◆ **Exercise brief**
Copy each line of the data below exactly, leaving out pictures.

◆ **Information supplied**
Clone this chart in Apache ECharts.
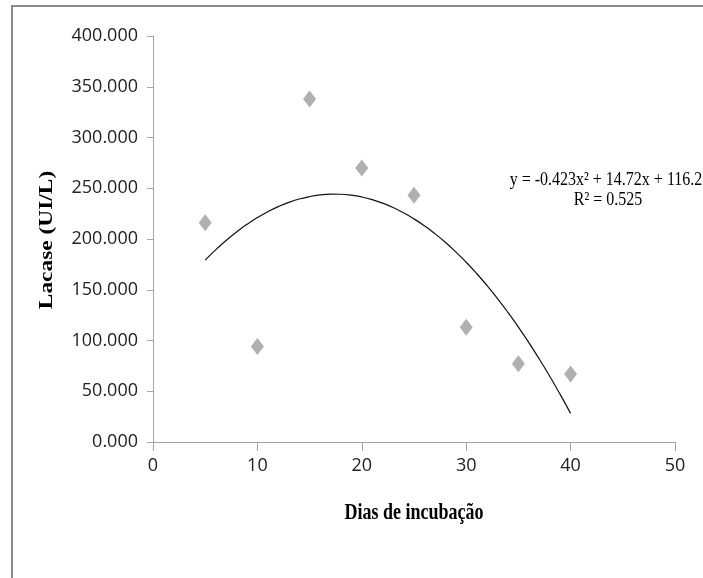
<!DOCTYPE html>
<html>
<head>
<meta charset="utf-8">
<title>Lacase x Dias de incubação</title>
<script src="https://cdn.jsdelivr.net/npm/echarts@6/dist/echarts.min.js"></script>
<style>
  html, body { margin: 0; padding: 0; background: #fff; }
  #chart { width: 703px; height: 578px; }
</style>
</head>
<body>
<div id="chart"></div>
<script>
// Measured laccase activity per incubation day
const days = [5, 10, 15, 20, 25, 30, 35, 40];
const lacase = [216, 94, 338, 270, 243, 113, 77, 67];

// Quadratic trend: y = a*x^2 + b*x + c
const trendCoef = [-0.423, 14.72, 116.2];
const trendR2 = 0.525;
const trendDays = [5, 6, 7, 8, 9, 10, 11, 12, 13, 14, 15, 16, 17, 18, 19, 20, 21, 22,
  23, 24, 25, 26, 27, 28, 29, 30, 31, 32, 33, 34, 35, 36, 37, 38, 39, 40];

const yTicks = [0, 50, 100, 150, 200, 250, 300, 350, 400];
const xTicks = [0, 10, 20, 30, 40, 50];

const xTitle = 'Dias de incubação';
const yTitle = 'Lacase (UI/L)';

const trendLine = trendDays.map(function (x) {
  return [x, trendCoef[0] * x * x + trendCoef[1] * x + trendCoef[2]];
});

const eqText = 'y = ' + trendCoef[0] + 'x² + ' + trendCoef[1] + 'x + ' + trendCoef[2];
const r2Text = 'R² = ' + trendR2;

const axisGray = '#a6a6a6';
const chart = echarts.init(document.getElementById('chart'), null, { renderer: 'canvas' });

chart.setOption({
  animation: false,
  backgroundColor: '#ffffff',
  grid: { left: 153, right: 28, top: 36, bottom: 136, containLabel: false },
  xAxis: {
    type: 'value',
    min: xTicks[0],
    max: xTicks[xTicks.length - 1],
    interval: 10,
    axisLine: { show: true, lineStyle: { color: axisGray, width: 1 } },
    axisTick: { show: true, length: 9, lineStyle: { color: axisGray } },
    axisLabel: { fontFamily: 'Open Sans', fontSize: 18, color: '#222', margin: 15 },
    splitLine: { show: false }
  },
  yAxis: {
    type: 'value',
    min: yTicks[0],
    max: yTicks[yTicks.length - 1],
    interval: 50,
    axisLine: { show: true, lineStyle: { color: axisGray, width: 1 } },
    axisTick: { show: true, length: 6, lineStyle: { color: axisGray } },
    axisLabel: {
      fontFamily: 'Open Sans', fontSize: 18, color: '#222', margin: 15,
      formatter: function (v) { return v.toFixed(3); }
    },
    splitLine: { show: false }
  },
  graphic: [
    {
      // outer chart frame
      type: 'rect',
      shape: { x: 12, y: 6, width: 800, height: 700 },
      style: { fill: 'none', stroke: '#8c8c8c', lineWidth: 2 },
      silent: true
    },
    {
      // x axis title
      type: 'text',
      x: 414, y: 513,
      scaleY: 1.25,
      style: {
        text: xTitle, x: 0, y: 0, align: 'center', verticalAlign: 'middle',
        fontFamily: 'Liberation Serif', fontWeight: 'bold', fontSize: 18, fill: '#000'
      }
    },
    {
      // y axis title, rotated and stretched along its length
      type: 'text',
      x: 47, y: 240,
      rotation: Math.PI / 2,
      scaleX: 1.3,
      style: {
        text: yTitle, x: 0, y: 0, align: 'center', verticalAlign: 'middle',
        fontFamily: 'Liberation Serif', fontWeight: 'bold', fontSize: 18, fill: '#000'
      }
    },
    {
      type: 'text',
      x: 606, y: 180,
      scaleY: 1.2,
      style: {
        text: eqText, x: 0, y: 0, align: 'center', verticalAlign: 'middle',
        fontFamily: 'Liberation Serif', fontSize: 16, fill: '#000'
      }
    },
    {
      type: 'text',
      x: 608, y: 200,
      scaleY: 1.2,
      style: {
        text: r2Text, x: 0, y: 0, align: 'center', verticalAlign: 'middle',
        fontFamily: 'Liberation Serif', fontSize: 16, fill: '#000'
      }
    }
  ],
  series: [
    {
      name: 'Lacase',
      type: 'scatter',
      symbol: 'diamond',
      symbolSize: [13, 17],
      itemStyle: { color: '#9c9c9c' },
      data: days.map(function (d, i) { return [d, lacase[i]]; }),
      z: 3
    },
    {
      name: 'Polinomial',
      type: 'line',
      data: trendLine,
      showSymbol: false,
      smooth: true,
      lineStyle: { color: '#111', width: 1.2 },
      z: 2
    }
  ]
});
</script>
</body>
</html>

◆ **Correct output**
Clone this chart in Apache ECharts.
<!DOCTYPE html>
<html>
<head>
<meta charset="utf-8">
<title>Lacase x Dias de incubação</title>
<script src="https://cdn.jsdelivr.net/npm/echarts@6/dist/echarts.min.js"></script>
<style>
  html, body { margin: 0; padding: 0; background: #fff; }
  #chart { width: 703px; height: 578px; }
</style>
</head>
<body>
<div id="chart"></div>
<script>
// Measured laccase activity per incubation day
const days = [5, 10, 15, 20, 25, 30, 35, 40];
const lacase = [216, 94, 338, 270, 243, 113, 77, 67];

// Quadratic trend: y = a*x^2 + b*x + c
const trendCoef = [-0.423, 14.72, 116.2];
const trendR2 = 0.525;
const trendDays = [5, 6, 7, 8, 9, 10, 11, 12, 13, 14, 15, 16, 17, 18, 19, 20, 21, 22,
  23, 24, 25, 26, 27, 28, 29, 30, 31, 32, 33, 34, 35, 36, 37, 38, 39, 40];

const yTicks = [0, 50, 100, 150, 200, 250, 300, 350, 400];
const xTicks = [0, 10, 20, 30, 40, 50];

const xTitle = 'Dias de incubação';
const yTitle = 'Lacase (UI/L)';

const trendLine = trendDays.map(function (x) {
  return [x, trendCoef[0] * x * x + trendCoef[1] * x + trendCoef[2]];
});

const eqText = 'y = ' + trendCoef[0] + 'x² + ' + trendCoef[1] + 'x + ' + trendCoef[2];
const r2Text = 'R² = ' + trendR2;

const axisGray = '#a6a6a6';
const chart = echarts.init(document.getElementById('chart'), null, { renderer: 'canvas' });

chart.setOption({
  animation: false,
  backgroundColor: '#ffffff',
  grid: { left: 153, right: 28, top: 36, bottom: 136, containLabel: false },
  xAxis: {
    type: 'value',
    min: xTicks[0],
    max: xTicks[xTicks.length - 1],
    interval: 10,
    axisLine: { show: true, lineStyle: { color: axisGray, width: 1 } },
    axisTick: { show: true, length: 9, lineStyle: { color: axisGray } },
    axisLabel: { fontFamily: 'Open Sans', fontSize: 18, color: '#222', margin: 15 },
    splitLine: { show: false }
  },
  yAxis: {
    type: 'value',
    min: yTicks[0],
    max: yTicks[yTicks.length - 1],
    interval: 50,
    axisLine: { show: true, lineStyle: { color: axisGray, width: 1 } },
    axisTick: { show: true, length: 6, lineStyle: { color: axisGray } },
    axisLabel: {
      fontFamily: 'Open Sans', fontSize: 18, color: '#222', margin: 15,
      formatter: function (v) { return v.toFixed(3); }
    },
    splitLine: { show: false }
  },
  graphic: [
    {
      // outer chart frame
      type: 'rect',
      shape: { x: 12, y: 6, width: 800, height: 700 },
      style: { fill: 'none', stroke: '#8c8c8c', lineWidth: 2 },
      silent: true
    },
    {
      // x axis title
      type: 'text',
      x: 414, y: 513,
      scaleY: 1.25,
      style: {
        text: xTitle, x: 0, y: 0, align: 'center', verticalAlign: 'middle',
        fontFamily: 'Liberation Serif', fontWeight: 'bold', fontSize: 18, fill: '#000'
      }
    },
    {
      // y axis title, rotated and stretched along its length
      type: 'text',
      x: 47, y: 240,
      rotation: Math.PI / 2,
      scaleX: 1.3,
      style: {
        text: yTitle, x: 0, y: 0, align: 'center', verticalAlign: 'middle',
        fontFamily: 'Liberation Serif', fontWeight: 'bold', fontSize: 18, fill: '#000'
      }
    },
    {
      type: 'text',
      x: 606, y: 180,
      scaleY: 1.2,
      style: {
        text: eqText, x: 0, y: 0, align: 'center', verticalAlign: 'middle',
        fontFamily: 'Liberation Serif', fontSize: 16, fill: '#000'
      }
    },
    {
      type: 'text',
      x: 608, y: 200,
      scaleY: 1.2,
      style: {
        text: r2Text, x: 0, y: 0, align: 'center', verticalAlign: 'middle',
        fontFamily: 'Liberation Serif', fontSize: 16, fill: '#000'
      }
    }
  ],
  series: [
    {
      name: 'Lacase',
      type: 'scatter',
      symbol: 'diamond',
      symbolSize: [13, 17],
      itemStyle: { color: '#9c9c9c' },
      data: days.map(function (d, i) { return [d, lacase[i]]; }),
      z: 3
    },
    {
      name: 'Polinomial',
      type: 'line',
      data: trendLine,
      showSymbol: false,
      smooth: true,
      lineStyle: { color: '#111', width: 1.2 },
      z: 2
    }
  ]
});
</script>
</body>
</html>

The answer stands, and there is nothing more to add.